Captivate (Need, #2)
by Carrie Jones
Pages: 273
Zara and her friends knew they hadn’t solved the pixie problem for good. Far from it. The king’s needs grow deeper every day he’s stuck in captivity, while his control over his people gets weaker. It’s made him vulnerable. And now there’s a new king in town.
A turf war is imminent, since the new pixie king, Astley, is moving in quickly. Nick nearly killed him in the woods on day one, but Zara came to his rescue. Astley swears that he and Zara are destined to be together, that he’s one of the good guys. Nick isn’t buying it, though Zara isn’t as sure — despite herself, she wants to trust the new king. But it’s a lot more than her relationship with Nick that is at stake. It’s her life — and his.
First of all… how beautiful is that cover? I mean come, on. You can’t go wrong with fairy dust.
I really loved the first book of this trilogy and was hoping for the same from Jones’ second book, Captivate. It just didn’t have the same appeal as Need. It didn’t captivate me. (See what I did there?

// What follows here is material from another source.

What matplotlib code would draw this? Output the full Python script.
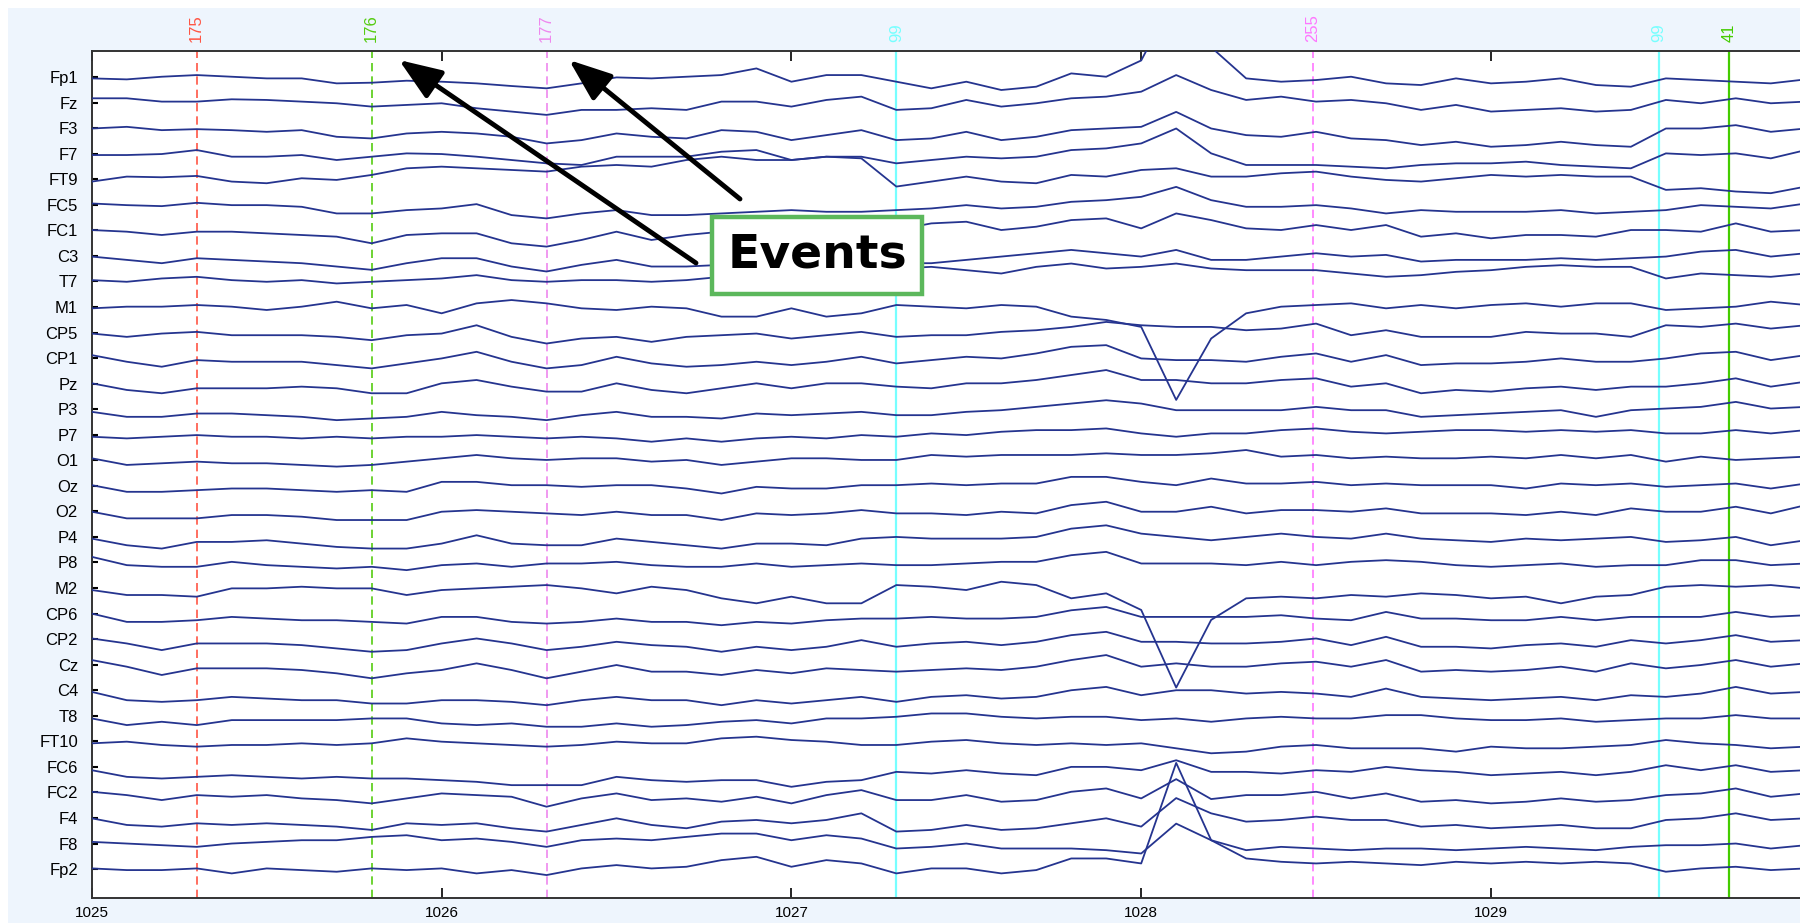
import numpy as np
import matplotlib.pyplot as plt
from matplotlib.patches import Rectangle

plt.rcParams['font.family'] = ['Liberation Sans', 'DejaVu Sans']

# time grid (s), one sample every 0.1 s
times = np.round(np.arange(1025.0, 1029.95, 0.1), 1)

# channel traces in uV (deviation from each channel baseline)
fp1 = [-4, -7, 1, 6, 1, -4, -4, -19, -17, -11, -14, -19, -27, -34, -19, -1, -4,
       1, 6, 26, -14, 6, 6, -14, -34, -14, -39, -29, 11, 1, 50, 250, 90, -4,
       -14, -9, 1, -19, -24, -4, -19, -14, -4, -24, -29, -4, -9, -14, -19, -7]
fz = [13, 13, 3, 3, 10, 8, 3, -2, -12, -7, -2, -17, -27, -37, -22, -22, -17,
      -22, 3, 3, -12, 8, 18, -22, -17, 8, -12, -2, 13, 18, 33, 83, 38, 8,
      18, 3, 8, -2, -22, -7, -27, -22, -17, -27, -22, 8, -2, 13, -2, 3]
f3 = [-1, 4, -6, -3, -6, -11, -6, -26, -31, -16, -11, -16, -26, -46, -36, -16, -26,
      -31, -6, -11, -36, -21, -6, -36, -31, -11, -36, -26, -6, -1, 4, 49, -1, -21,
      -26, -11, -31, -36, -51, -41, -56, -51, -41, -51, -56, -1, -1, 9, -11, -1]
f7 = [-4, -4, -1, 11, -9, -9, -4, -19, -9, 1, -1, -9, -19, -29, -34, -9, -9,
      -9, 6, 11, -19, -9, -9, -29, -19, -9, -14, -9, 11, 16, 31, 76, 1, -34,
      -34, -34, -39, -44, -34, -29, -29, -24, -34, -39, -44, 1, -4, 1, -14, 11]
ft9 = [-7, 8, 6, 10, -7, -12, 3, -2, 13, 33, 38, 33, 28, 23, 38, 43, 38,
       58, 68, 58, 58, 68, 63, -22, -7, 8, -7, -12, 13, 8, 28, 33, 8, 8,
       18, 23, 8, -2, -7, 3, 13, 8, 13, 8, 8, -32, -27, -37, -42, -22]
fc5 = [4, -1, -4, 6, -1, -1, -6, -26, -26, -16, -11, 2, -31, -41, -26, -16, -31,
       -31, -26, -21, -16, -21, -21, -16, -11, -1, -11, -6, 9, 14, 24, 54, 14, -6,
       -6, -1, -11, -26, -16, -21, -21, -21, -16, -26, -21, -16, -1, -6, -11, 4]
fc1 = [1, -4, -14, -4, -4, -9, -14, -19, -39, -14, -9, -9, -39, -49, -29, -4, -29,
       -14, -4, 1, 1, 6, 1, 1, 21, 26, 1, 11, 31, 36, 6, 51, 31, 6,
       1, 16, 1, 16, -19, -9, -24, -14, -14, -19, 1, 1, -4, 21, -4, 1]
c3 = [-2, -12, -22, -7, -12, -17, -22, -32, -42, -22, -7, -7, -32, -47, -27, -12, -32,
      -32, -27, -22, -17, -22, -22, -22, -22, -12, -2, 8, 18, 8, -2, 18, -12, -12,
      -2, 8, -2, 3, -17, -12, -12, -12, -7, -12, -7, -2, 13, 18, -2, 8]
t7 = [4, -1, 9, 14, 4, -1, 4, -6, -1, 4, 9, 19, 4, -1, 4, 4, -1,
      4, 14, 24, 29, 34, 39, 39, 44, 34, 24, 44, 54, 39, 44, 54, 39, 34,
      34, 34, 24, 14, 19, 29, 34, 44, 49, 44, 44, 9, 24, 19, 14, 24]
m1 = [-4, 1, 1, 6, 1, -9, 1, 16, -4, 6, -19, 11, 21, 11, -4, -9, 1,
      -4, -29, -29, -4, -29, -19, 6, 1, -4, 6, 1, -29, -39, -60, -280, -95, -19,
      1, 6, 11, -4, 6, -4, 6, 11, 1, 11, 11, -9, -4, 1, 16, 6]
cp5 = [-3, -13, -3, 2, -8, -8, -8, -13, -23, -8, -3, 22, -13, -33, -18, -13, -28,
       -13, -8, -3, -18, -8, 2, -13, -8, -8, 2, 7, 17, 32, 22, 17, 17, 7,
       12, 27, -8, 7, -13, -13, -13, 2, -3, -3, -13, 22, 17, 27, 12, 22]
cp1 = [9, -11, -26, -6, -11, -11, -11, -21, -31, -16, -1, 19, -11, -31, -21, 4, -16,
       -26, -21, -11, -21, -11, 4, -16, -6, 4, -1, 14, 34, 39, -1, -6, -6, -11,
       4, 14, -11, 9, -21, -16, -16, -11, -1, -11, -11, -1, 14, 19, -6, 9]
pz = [1, -19, -29, -14, -14, -14, -9, -14, -29, -29, 1, 11, -9, -24, -24, 1, -19,
      -29, -14, 1, -14, 1, 1, -9, -14, 1, 1, 11, 26, 41, 11, 11, 1, 1,
      11, 16, -9, 1, -29, -19, -24, -14, -9, -19, -9, -9, 1, 16, -9, 6]
p3 = [-8, -23, -23, -13, -13, -18, -23, -33, -28, -23, -8, -18, -23, -33, -18, -8, -23,
      -23, -28, -13, -18, -13, -8, -18, -18, -8, -3, 7, 17, 27, 17, -3, -3, -3,
      -3, 7, -3, -3, -23, -18, -13, -8, -3, -23, -3, 2, 7, 22, 2, 7]
p7 = [-6, -11, -6, -1, -6, -6, -11, -6, -11, -6, -6, -1, -6, -11, -6, -11, -21,
      -11, -21, -11, -6, -11, -1, -6, 4, -1, 9, 14, 14, 19, 4, -6, 4, 4,
      14, 19, 9, 4, 9, 14, 14, 9, 14, 9, 14, 4, 4, 14, 4, 14]
o1 = [6, -14, -9, -4, -9, -9, -14, -19, -14, -4, 6, 16, 6, 1, 6, 6, -4,
      1, -14, -4, 6, 6, 1, 1, 16, 11, 16, 16, 16, 21, 16, 16, 21, 31,
      11, 16, 6, 11, 6, 6, 11, 6, 16, 6, 16, -4, 11, 1, 6, 11]
oz = [2, -18, -18, -13, -8, -8, -13, -18, -13, -18, 12, 12, 2, 2, -3, 2, 2,
      -8, -23, -3, -8, -8, 2, 2, 7, 2, 7, 7, 27, 27, 12, 2, 22, 7,
      7, 12, 2, 7, 2, 2, 2, -8, 7, 2, 7, -3, 2, 7, -8, 7]
o2 = [-1, -21, -21, -21, -11, -11, -16, -26, -26, -26, -1, 4, -1, -6, -11, -1, -11,
      -11, -26, -6, -11, -6, 4, -6, -6, -11, -1, -6, 19, 29, -1, -1, 14, -6,
      4, 4, -1, 9, -6, -6, -6, -11, -1, -11, 9, -1, -1, 14, -6, 19]
p4 = [-5, -25, -35, -15, -15, -10, -20, -30, -35, -35, -20, 5, -20, -25, -25, -5, -15,
      -25, -35, -20, -20, -25, -5, 0, -5, -5, -5, 0, 25, 35, 10, 0, -10, 0,
      10, 0, -5, 10, -5, -10, -15, -5, -10, -5, 0, -15, -10, 0, -25, -10]
p8 = [17, -8, -13, -13, 2, -8, -13, -18, -13, -23, -8, -3, -13, -3, -3, 2, -8,
      -13, -13, -3, -13, -8, -3, -8, -8, -3, 2, 2, 22, 32, -3, -3, -3, -8,
      2, -8, 2, 7, 2, -8, -13, -8, -3, -13, -8, -8, 7, 7, -8, -3]
m2 = [-6, -21, -21, -26, -1, -1, 4, -1, -1, -21, -6, -1, 4, 9, -1, -16, 4,
      -6, -31, -46, -26, -46, -46, 9, 4, -6, 19, 9, -31, -16, -66, -300, -96, -31,
      -26, -31, -21, -26, -16, -21, -31, -26, -46, -26, -21, 4, 9, 4, 9, -1]
cp6 = [0, -25, -25, -20, -10, -15, -20, -20, -25, -30, -10, -10, -25, -30, -25, -15, -25,
       -25, -35, -25, -30, -20, -15, -15, -10, -15, -15, -10, 10, 20, -10, -10, -10, -10,
       -5, -15, -20, 5, -15, -15, -20, -20, -10, -20, -10, -10, -10, 5, -10, -5]
cp2 = [2, -13, -33, -13, -13, -13, -18, -28, -38, -33, -13, 2, -13, -33, -23, -8, -18,
       -23, -38, -23, -33, -23, -3, -23, -13, -8, -18, -8, 12, 22, -8, -8, -13, -13,
       -8, 2, -18, 7, -23, -23, -28, -18, -13, -23, -3, -13, -3, 12, -8, -3]
cz = [14, -6, -31, -11, -11, -11, -16, -26, -41, -26, -16, 4, -16, -41, -21, -1, -21,
      -21, -31, -16, -26, -11, -16, -21, -16, -11, -16, -6, 14, 29, -6, 4, -6, -6,
      4, 9, -6, 14, -21, -16, -21, -16, -6, -21, 4, -11, -1, 14, -6, 4]
c4 = [-5, -30, -35, -30, -20, -25, -30, -30, -40, -40, -30, -30, -35, -45, -30, -20, -30,
      -30, -45, -30, -40, -30, -20, -35, -20, -15, -25, -20, 0, 10, -15, 0, 0, -10,
      -5, -10, -20, 5, -20, -25, -30, -25, -20, -30, -15, -20, -10, 10, -10, -5]
t8 = [-8, -28, -18, -28, -13, -13, -13, -13, -8, -8, -23, -28, -23, -33, -33, -23, -33,
      -28, -18, -13, -23, -8, -8, -3, 7, 7, -3, -8, -3, -3, -13, -8, -18, -8,
      -3, -8, -8, 2, 2, -8, -13, -13, -8, -18, -13, -8, -8, 2, -8, -8]
ft10 = [-6, -1, -11, -16, -11, -11, -6, -11, -6, 9, -1, -6, -11, -16, -11, -1, -6,
        -6, 9, 14, 4, -1, -11, -11, -1, 4, -6, -11, -6, -11, -6, -21, -36, -31,
        -16, -11, -21, -21, -21, -31, -16, -21, -21, -16, -11, 4, -6, -11, -21, -16]
fc6 = [-10, -30, -35, -30, -25, -30, -35, -30, -35, -35, -40, -45, -55, -55, -55, -30, -40,
       -45, -40, -40, -60, -45, -40, -15, -20, -10, -20, -25, 0, 0, -10, 20, -15, -15,
       -20, -10, -15, 0, -10, -15, -25, -20, -15, -25, -15, 5, -10, 5, -15, -10]
fc2 = [2, -8, -23, -8, -13, -8, -18, -23, -33, -18, -3, -8, -13, -43, -18, -3, -23,
       -18, -28, -13, -33, -8, 7, -23, -23, -8, -28, -23, 2, 12, -18, 40, -20, -8,
       -8, 2, -18, -3, -28, -23, -33, -28, -18, -28, -23, -8, -3, 12, -13, -3]
f4 = [-1, -21, -26, -16, -21, -16, -21, -26, -36, -16, -21, -16, -31, -41, -21, -1, -21,
      -31, -11, -6, -16, -6, 14, -41, -36, -21, -36, -31, -16, -1, -26, 60, 14, -11,
      -6, 4, -6, -6, -26, -21, -31, -26, -21, -31, -31, -6, -1, 14, -6, -1]
f8 = [5, 0, -5, -10, 0, 5, 10, 10, 20, 25, 10, 15, 5, -10, 10, 15, 10,
      20, 30, 30, 10, 25, 15, -15, -10, 0, -15, -15, -15, -20, -30, 60, 10, -20,
      -10, -15, -20, -15, -15, -20, -15, -10, -15, -20, -10, -5, -5, 0, -15, -5]
fp2 = [2, -3, -3, 2, -13, 2, -3, -8, 2, -3, 2, -13, -3, -18, 2, 12, 2,
       7, 27, 37, 7, 27, 17, -13, 2, 2, -13, -3, 32, 32, 17, 320, 87, 32,
       22, 17, 22, 17, 12, 22, 17, 22, 17, 22, 17, -8, 2, 7, -3, 2]

channel_names = ['Fp1', 'Fz', 'F3', 'F7', 'FT9', 'FC5', 'FC1', 'C3', 'T7', 'M1',
                 'CP5', 'CP1', 'Pz', 'P3', 'P7', 'O1', 'Oz', 'O2', 'P4', 'P8',
                 'M2', 'CP6', 'CP2', 'Cz', 'C4', 'T8', 'FT10', 'FC6', 'FC2', 'F4',
                 'F8', 'Fp2']
channel_data = [fp1, fz, f3, f7, ft9, fc5, fc1, c3, t7, m1, cp5, cp1, pz, p3, p7, o1,
                oz, o2, p4, p8, m2, cp6, cp2, cz, c4, t8, ft10, fc6, fc2, f4, f8, fp2]

event_times = [1025.3, 1025.8, 1026.3, 1027.3, 1028.49, 1029.48, 1029.68]
event_labels = ['175', '176', '177', '99', '255', '99', '41']
event_colors = ['#ff5544', '#55cc11', '#ee88ee', '#77ffff', '#ff77ff', '#77ffff', '#44cc00']
event_dashed = [True, True, True, False, True, False, False]

scale = 77  # uV per channel spacing
W, H = 1800, 923

fig = plt.figure(figsize=(W / 100, H / 100), dpi=100)
fig.patches.append(Rectangle((8 / W, 0), 1, 1 - 8 / H, transform=fig.transFigure,
                             facecolor='#eef5fd', edgecolor='none', zorder=-10))
ax = fig.add_axes([91.8 / W, 25.3 / H, 1 - 91.8 / W, 846.7 / H])

n = len(channel_names)
for i, vals in enumerate(channel_data):
    off = n - i
    ax.plot(times, off + np.array(vals) / scale, color='#25348f', lw=1.3, zorder=3)

trans = ax.get_xaxis_transform()
for t, lab, col, dashed in zip(event_times, event_labels, event_colors, event_dashed):
    if dashed:
        ax.axvline(t, color=col, lw=1.2, ls=(0, (5, 3)), zorder=2)
    else:
        ax.axvline(t, color=col, lw=1.6, zorder=2)
    ax.annotate(lab, xy=(t, 1), xycoords=trans, xytext=(0, 6.5), textcoords='offset points',
                rotation=90, ha='center', va='bottom', color=col, fontsize=12,
                annotation_clip=False)

ax.set_xlim(1025, 1025 + (W - 91.8) / 349.8)
ax.set_ylim(-0.12, 33.02)
ax.set_yticks([n - i for i in range(n)])
ax.set_yticklabels(channel_names)
ax.set_xticks([1025, 1026, 1027, 1028, 1029])
ax.tick_params(axis='y', direction='in', length=4.5, width=1.5, pad=10, labelsize=12)
ax.tick_params(axis='x', direction='in', length=7, width=1.2, pad=6, labelsize=11,
               top=True)
for side in ['left', 'bottom', 'top']:
    ax.spines[side].set_color('#333333')
    ax.spines[side].set_linewidth(1.4)
ax.spines['right'].set_visible(False)

# "Events" callout with two arrows
arrow_style = dict(arrowstyle='-|>,head_length=1.3,head_width=0.5', lw=3.5,
                   color='black', shrinkA=0, shrinkB=0, mutation_scale=20)
ax.annotate('', xy=(399 / W, 1 - 60 / H), xycoords='figure fraction',
            xytext=(696 / W, 1 - 263 / H), textcoords='figure fraction',
            arrowprops=arrow_style, annotation_clip=False, zorder=9)
ax.annotate('', xy=(569 / W, 1 - 60 / H), xycoords='figure fraction',
            xytext=(740 / W, 1 - 199 / H), textcoords='figure fraction',
            arrowprops=arrow_style, annotation_clip=False, zorder=9)
fig.text(817 / W, 1 - 255.5 / H, 'Events', family='DejaVu Sans', fontsize=34,
         fontweight='bold', ha='center', va='center', zorder=10,
         bbox=dict(boxstyle='square,pad=0.33', facecolor='white',
                   edgecolor='#5cb85c', linewidth=3.2))

fig.savefig('out.png', dpi=100)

Hah.)
I love Zara as a character. She’s quirky and tough, but still vulnerable. There are so many things going wrong in her life, but she brings the humor. Captivate finds us just after Need ends and Zara is trying to decide between 2 equally sucky choices that she is facing. Enter…cute fairy boy. (Not that type of fairy boy. A REAL fairy.) Zara is forced to take action into her own hands and come up with the best compromise that she can offer, given the tense situation.
I also loved the appearance of this new and interesting character. For me, he made the book. I knew I wasn’t supposed to like him, but I couldn’t help it. It was definitely a great addition, since a few of the characters that I really enjoyed in Need were rather flat this time around. The biggest thing that bothered me in Captivate was the pacing. I feel like it was rushed and we didn’t get a good feel for how epic the decisions Zara makes are. A good portion of the book was spent building up the relationships (which IS important, but it may have gone too far) and not enough on the actual plot.
I’m really looking forward to Entice, to see whether or not Jones was able to up the ante and pull me back into the story.